The regime has stepped up the campaign against Christians in recent years. It trains police and soldiers about the dangers of religion and sends agents posing as refugees into China to infiltrate churches. Sometimes the agents even set up fake prayer meetings to catch worshipers, according to the U.S. Commission on International Religious Freedom. Kim Jong Eun’s announcement last month of a nationwide effort to crack down on “rebellious elements” undoubtedly targets Christians, among others.

[...]

Persecution of Christians seems to be on the rise world-wide, from Pakistan to Egypt, Nigeria and beyond. Yet North Korea remains the world’s worst persecutor of Christians, according to Open Doors’ annual survey of religious liberty world-wide.

Being a Christian in North Korea isn’t just dangerous. It is also lonely. An American who has made frequent visits to North Korea recalls a secret prayer meeting with a local Christian.
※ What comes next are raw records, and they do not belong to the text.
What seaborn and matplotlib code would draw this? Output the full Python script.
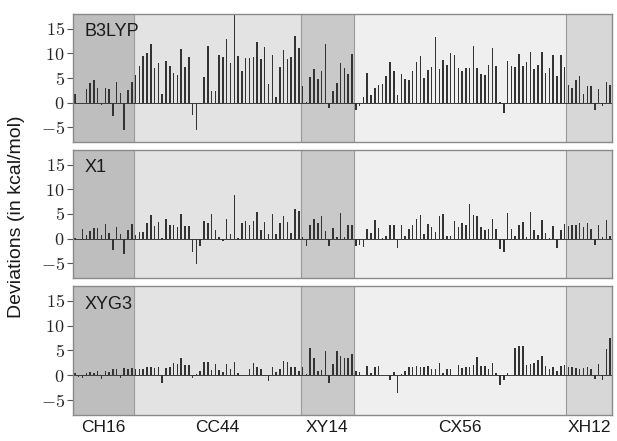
import matplotlib
matplotlib.use("Agg")
import matplotlib.pyplot as plt
import numpy as np
import pandas as pd
import seaborn as sns

sns.set_theme(style="white")
plt.rcParams["font.family"] = ["Liberation Sans", "DejaVu Sans"]
plt.rcParams["mathtext.fontset"] = "cm"

# Test-set blocks along the x axis
groups = ["CH16", "CC44", "XY14", "CX56", "XH12"]
group_sizes = [16, 44, 14, 56, 12]
group_shades = ["#bebebe", "#e3e3e3", "#c9c9c9", "#efefef", "#d7d7d7"]

# Deviations (kcal/mol), one value per molecule, in block order
b3lyp_ch16 = [1.8, -0.3, -0.2, 2.7, 3.9, 4.5, 2.9, -0.5, 3.0, 2.7, -2.7, 4.1, 1.9, -5.6, 2.5, 4.1]
b3lyp_cc44 = [5.7, 7.4, 9.5, 10.0, 12.0, 7.0, 8.0, 1.7, 8.4, 7.4, 6.0, 5.7, 10.8, 7.3, 9.3,
              -2.6, -5.6, -0.3, 5.2, 11.5, 2.3, 2.4, 9.6, 9.2, 13.0, 8.0, 19.0, 9.5, 6.5, 9.1,
              9.1, 9.3, 12.4, 8.8, 11.3, 3.7, 9.7, 1.1, 7.3, 10.7, 8.8, 9.2, 13.6, 11.0]
b3lyp_xy14 = [3.3, 0.1, 5.2, 6.8, 4.8, 6.4, 12.0, -1.1, 2.4, 4.0, 8.0, 7.0, 5.8, 9.8]
b3lyp_cx56 = [-1.5, -0.6, 1.1, 6.1, 1.5, 2.9, 3.6, 3.7, 5.5, 8.3, 6.5, 1.5, 5.9, 4.7, 4.6,
              6.5, 8.3, 9.5, 5.1, 6.7, 7.3, 13.3, 6.9, 8.7, 7.7, 10.1, 9.7, 7.0, 6.5, 7.1,
              7.1, 11.5, 7.1, 5.9, 5.7, 7.7, 11.1, 7.5, 0.1, -2.1, 8.5, 7.5, 7.3, 9.9, 7.4,
              8.3, 10.2, 6.8, 7.6, 10.2, 6.0, 7.1, 9.7, 5.4, 9.6, 7.3]
b3lyp_xh12 = [3.5, 2.9, 4.6, 5.4, 1.7, 3.3, 3.3, -1.6, 2.8, -0.6, 4.1, 3.5]

x1_ch16 = [0.2, -0.1, 1.9, 0.7, 1.6, 2.1, 2.1, 0.8, 2.9, 1.2, -2.3, 2.3, 0.9, -3.2, 1.7, 3.0]
x1_cc44 = [0.8, 1.3, 1.3, 3.2, 4.7, 2.6, 3.4, 0.1, 4.0, 2.8, 2.7, 2.3, 4.9, 2.6, 2.6,
           -2.8, -5.1, -1.5, 3.5, 3.2, 5.1, 1.7, 0.4, -0.4, 3.9, 0.9, 8.8, 0.1, 3.2, 3.5,
           2.8, 3.6, 5.4, 1.7, 3.4, 0.9, 4.9, 1.0, 3.2, 4.5, 3.4, 1.1, 6.1, 5.7]
x1_xy14 = [0.4, -1.5, 2.8, 3.9, 3.2, 4.5, 1.5, -1.5, 2.2, 0.4, 5.2, 0.4, 2.8, 2.8]
x1_cx56 = [-1.5, -1.3, -1.7, 2.0, 1.1, 3.7, 2.2, 0.2, 0.5, 2.7, 2.7, -2.0, 2.7, 0.5, 1.9,
           2.7, 4.0, 4.7, 0.9, 3.0, 2.3, 1.3, 4.5, 5.0, 0.5, 0.5, 3.5, 2.4, 3.1, 2.8,
           7.0, 4.8, 4.5, 2.4, 1.7, 1.9, 4.0, 2.0, -2.1, -2.7, 5.2, 2.0, 0.5, 2.7, 3.4,
           0.4, 5.4, 1.7, 0.8, 3.7, 1.2, 0.1, 2.6, -2.0, 1.7, 2.9]
x1_xh12 = [2.6, 2.8, 2.8, 3.1, 2.3, 3.1, 1.9, -1.2, 2.8, 0.4, 3.8, 0.5]

xyg3_ch16 = [0.4, -0.3, -0.5, 0.4, 0.7, 0.4, 0.8, -0.7, 0.9, 0.7, 1.2, 1.3, -0.5, 1.5, 1.3, 1.5]
xyg3_cc44 = [1.2, 1.3, 1.2, 1.7, 1.7, 1.5, 1.6, -1.5, 1.5, 1.7, 2.4, 2.3, 3.4, 2.1, 2.1,
             -0.5, 0.2, 0.8, 2.6, 2.6, 1.1, 2.3, 1.1, 0.7, 2.3, 1.2, 2.7, 0.4, 0.0, 0.0,
             1.3, 2.4, 1.6, 1.2, -0.1, -1.2, 1.7, 0.7, 1.3, 2.8, 2.6, 1.7, 1.6, 0.9]
xyg3_xy14 = [1.6, 0.2, 5.5, 3.5, 0.9, 1.1, 4.8, -1.6, 2.3, 4.8, 3.9, 3.5, 3.5, 4.3]
xyg3_cx56 = [0.9, 0.7, 0.1, 1.9, 0.5, 1.7, 1.9, 0.1, 0.0, -0.9, 0.7, -3.5, 0.3, 0.8, 1.6,
             1.7, 1.9, 1.6, 1.6, 1.9, 1.2, 1.3, 2.5, 0.5, 1.2, 1.2, 0.1, 2.1, 1.5, 1.6,
             1.7, 2.0, 3.6, 1.9, 1.9, 1.3, 2.5, 0.5, -1.9, -0.9, 0.4, 0.1, 5.5, 6.0, 5.9,
             2.0, 2.3, 2.5, 3.1, 3.8, 1.9, 1.3, 1.6, 0.9, 1.9, 2.0]
xyg3_xh12 = [1.7, 1.6, 1.5, 1.3, 1.5, 1.7, 1.2, -0.7, 2.3, -1.0, 5.4, 7.6]

methods = ["B3LYP", "X1", "XYG3"]
series = {
    "B3LYP": b3lyp_ch16 + b3lyp_cc44 + b3lyp_xy14 + b3lyp_cx56 + b3lyp_xh12,
    "X1": x1_ch16 + x1_cc44 + x1_xy14 + x1_cx56 + x1_xh12,
    "XYG3": xyg3_ch16 + xyg3_cc44 + xyg3_xy14 + xyg3_cx56 + xyg3_xh12,
}

yticks = [-5, 0, 5, 10, 15]
ytick_labels = [r"$-5$", r"$0$", r"$5$", r"$10$", r"$15$"]

n = sum(group_sizes)
edges = np.concatenate([[0], np.cumsum(group_sizes)]) - 0.5

W, H = 617, 441
fig = plt.figure(figsize=(W / 100, H / 100), dpi=100)
panel_px = [(14, 142), (150, 278), (286, 415)]
left_px, right_px = 73, 612

axes = []
for method, (top, bottom) in zip(methods, panel_px):
    ax = fig.add_axes([left_px / W, 1 - bottom / H, (right_px - left_px) / W, (bottom - top) / H])
    df = pd.DataFrame({"idx": np.arange(n), "dev": series[method]})
    for lo, hi, shade in zip(edges[:-1], edges[1:], group_shades):
        ax.axvspan(lo, hi, color=shade, lw=0, zorder=0)
    for e in edges[1:-1]:
        ax.axvline(e, color="#9a9a9a", lw=0.8, zorder=0.5)
    ax.axhline(0, color="#3a3a3a", lw=0.7, zorder=1)
    sns.barplot(data=df, x="idx", y="dev", native_scale=True, color="#333333",
                saturation=1, width=0.4, linewidth=0, edgecolor="none", ax=ax, zorder=2)
    ax.set_xlim(-0.5, n - 0.5)
    ax.set_ylim(-8, 18)
    ax.set_xticks([])
    ax.set_xlabel("")
    ax.set_ylabel("")
    ax.set_yticks(yticks)
    ax.set_yticklabels(ytick_labels, fontsize=13)
    ax.tick_params(axis="y", left=True, length=4, width=0.8, color="#555555", pad=2)
    for sp in ax.spines.values():
        sp.set_color("#8a8a8a")
        sp.set_linewidth(1.0)
    ax.text(0.022, 0.86, method, transform=ax.transAxes, fontsize=13,
            ha="left", va="center", color="#1a1a1a")
    axes.append(ax)

# Block names under the bottom panel
centers = (edges[:-1] + edges[1:]) / 2
for c, g in zip(centers, groups):
    axes[-1].text(c, -10.6, g, ha="center", va="center", fontsize=12.5, color="#1a1a1a",
                  clip_on=False)

fig.text(17 / W, 1 - 217 / H, "Deviations (in kcal/mol)", rotation=90,
         ha="center", va="center", fontsize=14, color="#1a1a1a")

fig.savefig("out.png", dpi=100)
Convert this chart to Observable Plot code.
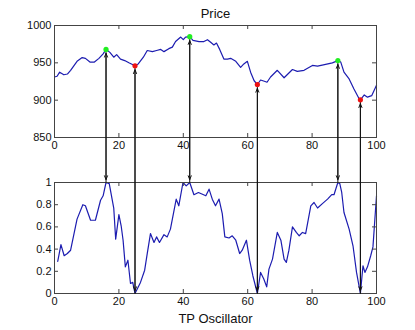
<!DOCTYPE html>
<html><head><meta charset="utf-8">
<script src="https://cdn.jsdelivr.net/npm/d3@7"></script>
<script src="https://cdn.jsdelivr.net/npm/@observablehq/plot@0.6"></script>
<style>
html,body{margin:0;padding:0;background:#fff;}
#wrap{position:relative;width:415px;height:330px;}
#wrap svg{position:absolute;left:0;top:0;}
</style></head><body><div id="wrap"></div>
<script>
// ---- data ----
const priceTitle = "Price";
const oscTitle = "TP Oscillator";
const priceX = [0,0.8,1.6,2.9,4,5,7,8.6,9.6,11,12.4,13.8,15.1,16,17.2,18.4,19.3,20.5,21.8,23.1,25,26,27.6,28.8,30.4,31.7,33,34,35.5,36.6,37.6,39.2,40,40.7,42,43,44.9,46.4,47.5,48.5,49.5,50.3,51.3,52.6,53.7,54.7,56.3,57.8,58.8,59.9,60.9,62,63,64,65.4,66,67.1,69.2,71.3,73.9,75.4,77.5,80.1,81.7,84.2,86.3,88,88.9,89.9,91.5,93,94.6,95,96.2,97.2,98.5,100];
const priceY = [931,932,937.5,934,935,940,952,957,956,951,951,956,962,968,964,957.5,961,955,953,950,946,948.5,957.5,966.5,965,966.5,968,965,969,971,978.5,984.5,981,984.5,985,980,978.5,978.5,981,977.5,974,976.5,968,955,955,956,952,944,948.5,952,937.5,926,921,927,925,924,931,940,930,941,938.5,940,946.5,945.5,948,950,953,951,937.5,928.5,915,902,900.5,907,904,906,920];
const oscX = [1,2,3,4,5,7,8.8,9.6,11.2,12.7,14.3,15.1,16,17,18.4,19,20,20.7,21.3,22,22.8,23.6,24.3,25,26.7,28,28.8,29.8,30.9,31.7,32.6,34,35,36,37.8,38.6,39.9,40.9,42,43.3,44.7,47,48,49,50,51.1,52.1,52.9,54.2,55.2,56.3,57.5,58.3,59.6,60.6,61.6,63,64,65,65.9,66.6,67.7,69.2,70.3,71.3,72,72.8,73.9,75.1,76,77,78,79.6,80.6,81.7,83.2,84.8,86.1,86.8,88,88.6,89.2,89.9,91.5,92.7,93.8,95,95.8,96.4,97.2,98.2,98.9,100];
const oscY = [0.29,0.44,0.34,0.36,0.39,0.67,0.80,0.79,0.66,0.66,0.84,0.88,1.0,0.99,0.77,0.49,0.71,0.61,0.48,0.24,0.30,0.09,0.10,0.0,0.10,0.21,0.36,0.54,0.46,0.51,0.46,0.53,0.51,0.58,0.85,0.79,1.0,0.97,1.0,0.89,0.91,0.88,0.94,0.85,0.79,0.85,0.72,0.51,0.50,0.52,0.48,0.36,0.39,0.48,0.30,0.16,0.0,0.19,0.13,0.06,0.22,0.31,0.55,0.48,0.31,0.28,0.39,0.60,0.55,0.52,0.55,0.54,0.79,0.82,0.77,0.81,0.85,0.89,0.89,1.0,0.99,0.91,0.73,0.58,0.43,0.19,0.0,0.25,0.19,0.24,0.34,0.42,0.88];
const peakX = [16, 42, 88];
const peakPrice = [968, 985, 953];
const peakOsc = [1, 1, 1];
const troughX = [25, 63, 95];
const troughPrice = [946, 921, 900.5];
const troughOsc = [0, 0, 0];
const xTicks = [0, 20, 40, 60, 80, 100];
const priceTicks = [850, 900, 950, 1000];
const oscTicks = [0, 0.2, 0.4, 0.6, 0.8, 1];

// ---- layout / style ----
const W = 415, H = 330, ML = 54, MR = 39;
const FONT = "'Liberation Sans', Arial, Helvetica, sans-serif";
const lineColor = "#1c1cb0";
const axisColor = "#444";
const arrowColor = "#111";
const TL = 4; // inward tick length
const innerW = W - ML - MR;
const fmt = d => String(d);

const price = priceX.map((x, i) => ({x, y: priceY[i]}));
const osc = oscX.map((x, i) => ({x, y: oscY[i]}));
const peaks = peakX.map((x, i) => ({x, p: peakPrice[i], o: peakOsc[i]}));
const troughs = troughX.map((x, i) => ({x, p: troughPrice[i], o: troughOsc[i]}));
const extremes = peaks.concat(troughs);

const plotStyle = {background: "transparent", overflow: "visible", fontFamily: FONT, fontSize: "11px", color: "#111"};

function boxMarks(yTicks, innerH) {
  return [
    Plot.frame({stroke: axisColor}),
    Plot.tickX(xTicks, {x: d => d, insetTop: innerH - TL, stroke: axisColor}),
    Plot.tickX(xTicks, {x: d => d, insetBottom: innerH - TL, stroke: axisColor}),
    Plot.tickY(yTicks, {y: d => d, insetRight: innerW - TL, stroke: axisColor}),
    Plot.tickY(yTicks, {y: d => d, insetLeft: innerW - TL, stroke: axisColor}),
    Plot.axisX({ticks: xTicks, tickSize: 0, tickPadding: 4, tickFormat: fmt, label: null}),
    Plot.axisY({ticks: yTicks, tickSize: 0, tickPadding: 3, tickFormat: fmt, label: null})
  ];
}

const bTop = 182, bBottom = 37;
const oscPlot = Plot.plot({
  width: W, height: H, marginTop: bTop, marginBottom: bBottom, marginLeft: ML, marginRight: MR,
  style: plotStyle,
  x: {domain: [0, 100]},
  y: {domain: [0, 1]},
  marks: [
    Plot.line(osc, {x: "x", y: "y", stroke: lineColor, strokeWidth: 1.2}),
    ...boxMarks(oscTicks, H - bTop - bBottom),
    Plot.text([oscTitle], {text: d => d, frameAnchor: "bottom", dy: 29, lineAnchor: "bottom", fontSize: 13})
  ]
});

const tTop = 25, tBottom = 193;
const yB = oscPlot.scale("y");
const yT = Plot.scale({y: {domain: [850, 1000], range: [H - tBottom, tTop]}});
const oscInPrice = d => yT.invert(yB.apply(d.o));

const pricePlot = Plot.plot({
  width: W, height: H, marginTop: tTop, marginBottom: tBottom, marginLeft: ML, marginRight: MR,
  style: plotStyle,
  x: {domain: [0, 100]},
  y: {domain: [850, 1000]},
  marks: [
    Plot.line(price, {x: "x", y: "y", stroke: lineColor, strokeWidth: 1.2}),
    ...boxMarks(priceTicks, H - tTop - tBottom),
    Plot.arrow(extremes, {x: "x", y1: oscInPrice, y2: "p", insetEnd: 4, headLength: 6, headAngle: 45, stroke: arrowColor, strokeWidth: 1}),
    Plot.arrow(extremes, {x: "x", y1: "p", y2: oscInPrice, insetEnd: 3, headLength: 6, headAngle: 45, stroke: arrowColor, strokeWidth: 1}),
    Plot.dot(peaks, {x: "x", y: "p", r: 2.6, fill: "#22ee22", stroke: "none"}),
    Plot.dot(troughs, {x: "x", y: "p", r: 2.6, fill: "#ee1111", stroke: "none"}),
    Plot.text([priceTitle], {text: d => d, frameAnchor: "top", dy: -8, lineAnchor: "bottom", fontSize: 13})
  ]
});

const wrap = document.getElementById("wrap");
wrap.appendChild(oscPlot);
wrap.appendChild(pricePlot);
</script></body></html>
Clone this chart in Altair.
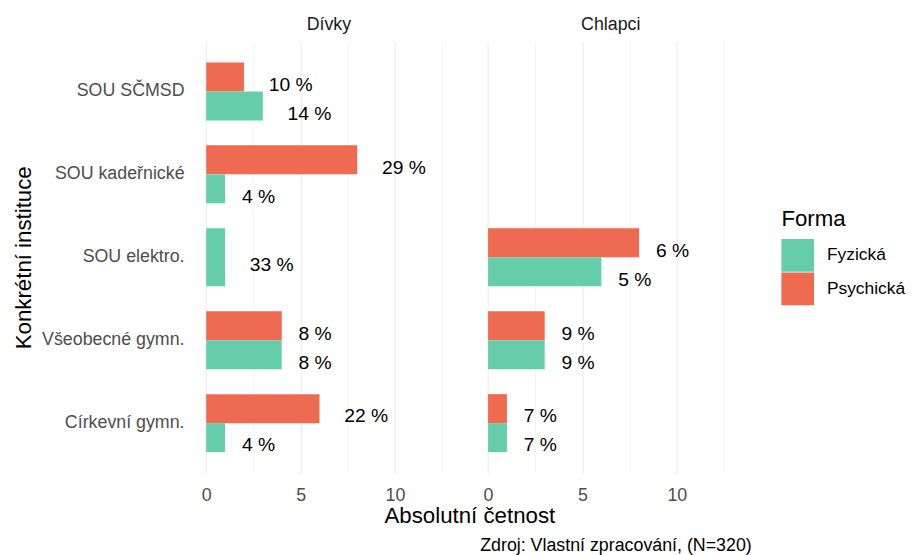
import altair as alt
import pandas as pd

F = "Liberation Sans"

panel = ["Dívky"] * 9 + ["Chlapci"] * 6
instituce = [
    "SOU SČMSD", "SOU SČMSD", "SOU kadeřnické", "SOU kadeřnické", "SOU elektro.",
    "Všeobecné gymn.", "Všeobecné gymn.", "Církevní gymn.", "Církevní gymn.",
    "SOU elektro.", "SOU elektro.", "Všeobecné gymn.", "Všeobecné gymn.",
    "Církevní gymn.", "Církevní gymn.",
]
forma = [
    "Psychická", "Fyzická", "Psychická", "Fyzická", "Fyzická",
    "Psychická", "Fyzická", "Psychická", "Fyzická",
    "Psychická", "Fyzická", "Psychická", "Fyzická", "Psychická", "Fyzická",
]
cetnost = [2, 3, 8, 1, 1, 4, 4, 6, 1, 8, 6, 3, 3, 1, 1]
podil = ["10 %", "14 %", "29 %", "4 %", "33 %", "8 %", "8 %", "22 %", "4 %",
         "6 %", "5 %", "9 %", "9 %", "7 %", "7 %"]

inst_order = ["SOU SČMSD", "SOU kadeřnické", "SOU elektro.", "Všeobecné gymn.", "Církevní gymn."]
panel_order = ["Dívky", "Chlapci"]
forma_order = ["Fyzická", "Psychická"]
colors = ["#66CDAA", "#EE6A50"]
x_ticks = [0, 2.5, 5, 7.5, 10, 12.5]

df = pd.DataFrame({"panel": panel, "instituce": instituce, "forma": forma,
                   "cetnost": cetnost, "podil": podil})

TXT = 18
TTL = 22.5

x_enc = alt.X(
    "cetnost:Q",
    scale=alt.Scale(domain=[-0.65, 13.65], nice=False),
    axis=alt.Axis(
        values=x_ticks, title=None,
        labelExpr="datum.value % 5 == 0 ? datum.label : ''",
        ticks=False, domain=False, labelPadding=14,
        labelFont=F, labelFontSize=TXT, labelColor="#4D4D4D",
        gridColor="#EBEBEB",
        gridWidth={"condition": {"test": "datum.value % 5 != 0", "value": 0.6}, "value": 1.1},
    ),
)
y_enc = alt.Y(
    "instituce:N", sort=inst_order,
    scale=alt.Scale(paddingInner=0, paddingOuter=0.1),
    axis=alt.Axis(
        title="Konkrétní instituce", titleFont=F, titleFontSize=TTL, titleFontWeight="normal",
        titleColor="black", titlePadding=6,
        labelFont=F, labelFontSize=TXT, labelColor="#4D4D4D", labelPadding=10,
        ticks=False, domain=False, gridColor="#EBEBEB", gridWidth=1.1, bandPosition=0.5,
    ),
)
yoff_enc = alt.YOffset("forma:N", sort=["Psychická", "Fyzická"],
                       scale=alt.Scale(paddingInner=0, paddingOuter=0.43))
color_enc = alt.Color(
    "forma:N",
    scale=alt.Scale(domain=forma_order, range=colors),
    legend=alt.Legend(
        title="Forma", orient="none", legendX=594, legendY=168,
        titleFont=F, titleFontSize=TTL, titleFontWeight="normal", titleColor="black",
        titlePadding=9, labelFont=F, labelFontSize=17.6, labelColor="black",
        symbolType="square", symbolSize=1089, symbolStrokeWidth=0, symbolOpacity=1,
        rowPadding=1, labelOffset=13,
    ),
)

base = alt.Chart().transform_joinaggregate(n="count()", groupby=["panel", "instituce"])

bars2 = base.transform_filter("datum.n == 2").mark_bar().encode(
    x=x_enc, y=y_enc, yOffset=yoff_enc, color=color_enc)
bars1 = base.transform_filter("datum.n == 1").mark_bar(height={"band": 0.7}).encode(
    x=x_enc, y=y_enc, color=color_enc)


def labels(n, long_label):
    cond = f"datum.n == {n} && length(datum.podil) {'>' if long_label else '<='} 3"
    enc = dict(x=x_enc, y=y_enc, text="podil:N")
    if n == 2:
        enc["yOffset"] = yoff_enc
    return base.transform_filter(cond).mark_text(
        align="left", baseline="middle", dx=25 if long_label else 17, dy=8,
        font=F, fontSize=19.5, color="black").encode(**enc)


layers = alt.layer(bars2, bars1, labels(2, True), labels(2, False),
                   labels(1, True), labels(1, False)).properties(width=273, height=436)

chart = layers.facet(
    data=df,
    column=alt.Column(
        "panel:N", sort=panel_order,
        header=alt.Header(
            title="Absolutní četnost", titleOrient="bottom", labelOrient="top",
            labelFont=F, labelFontSize=TXT, labelColor="#1A1A1A", labelPadding=8,
            titleFont=F, titleFontSize=TTL, titleFontWeight="normal", titleColor="black",
            titlePadding=-9,
        ),
    ),
    spacing=12,
).properties(
    padding={"left": 4, "top": 5, "right": 0, "bottom": 0},
    title=alt.TitleParams(
        "Zdroj: Vlastní zpracování, (N=320)", orient="bottom", anchor="end",
        font=F, fontSize=TXT, fontWeight="normal", color="black", offset=9, dx=-156,
    ),
).configure(background="white").configure_view(stroke=None)

chart.save("out.html", embed_options={"renderer": "svg", "actions": False})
Tell the world “that we are part of the body of believers,” the North Korean pleaded. “Don’t forget us.”

The entire article is here: http://online.wsj.com/article/SB10001424127887324461604578191830052549850.html. It doesn’t go into a lot of detail but it is worth a read as a reminder. Life can be lonely, and difficult, for all of us. But there is a special loneliness that comes with persecution. Remember those who who are suffering.

Remember those in prison as if you were their fellow prisoners, and those who are mistreated as if you yourselves were suffering -Hebrews 13:3.